A typical example: an SSH can work as a universal (so-called SOCKS5) proxy server between you browser and some computer in a country with a less outrageous censorship law. (Yes, to go around those nasty screens telling you that the government decided to block your access to some website.)

Or, SSH is able to forward just one connection from your computer to another computer. This may be very useful if your company is restricting websites which you are able to visit.


Yes, although this post is NOT about circumventing censorship, for non system administration people it’s not obvious (another picture on “not obvious”) that going around barriers is the very nature of computers.


Or, SSH is able to forward everything leaving your computer through a computer far away. Can be very useful if you company’s system administrator is collecting your bank card numbers for his own pleasure.

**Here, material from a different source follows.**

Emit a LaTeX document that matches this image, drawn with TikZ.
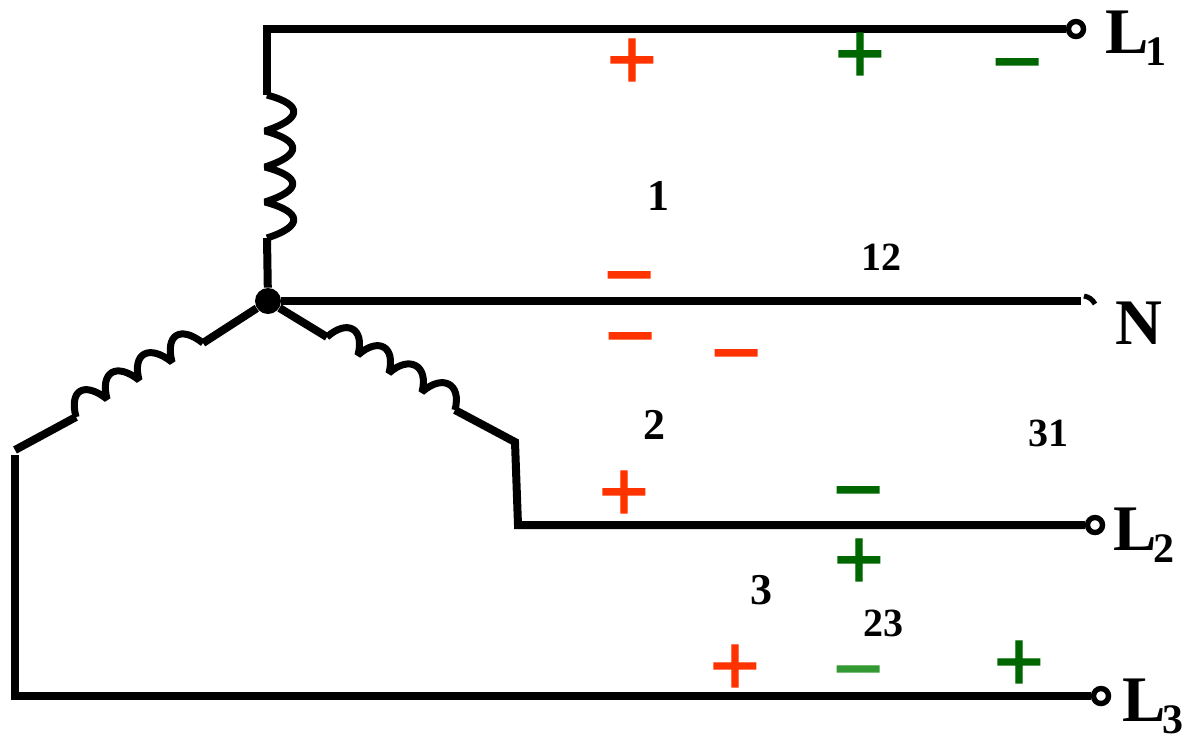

SSH can simplify a lot of cryptography for you, and the book is very practical about how to make your life as painless as possible while working with cryptography, and (if you never tried), cryptography is still a very very meticulous task, where every little bit helps.

Writing style


The SSH Mastery book is good at simply and in a concise manner explaining the (quite complicated) things. To be honest, I was astonished to see how many practical details Michael W Lucas managed to include in his book, and still keep it under 200 pages.

The book is enriched with practical examples from his own working experience, and he, besides being a writer, is one of the world’s best experts on secure operating systems. (He also wrote the Absolute BSD book.)

The book is also written in a swift, light, vocabulary-rich language. (Which is less surprising than it may seem, as Michael W Lucas is also writing fiction books(!).)


One of the best properties of the book is that it gives you the right tools to reach that sweet feeling of almightiness, which is one of the main reasons why people are choosing computers as a career. And this book makes this feeling not limited to just computing (or systems administration) professionals.

The book collection

Michael W Lucas is writing a series of books actually, under the shared name of ‘IT Mastery’. In this series he elaborates on those tools that systems administrators are learning by trial and error, and users often completely ignore, even though these are those tools which are actually controlling their lives and are used every day. All those have practical examples and accompanying life experience stories.

Should everyone read this book? Shall it be taught at school?

Well, I am sad to say no. Indeed, most people, most developers, and even most systems administrators can get by without ever consulting any reference material on SSH, and especially a prosaic book.

But saying that, most people can get by without so many things… Maybe it’s sometimes better to think in terms of enriching life, rather than surviving?


Michael W. Lucas has no relation whatsoever to the film director Michael Lucas.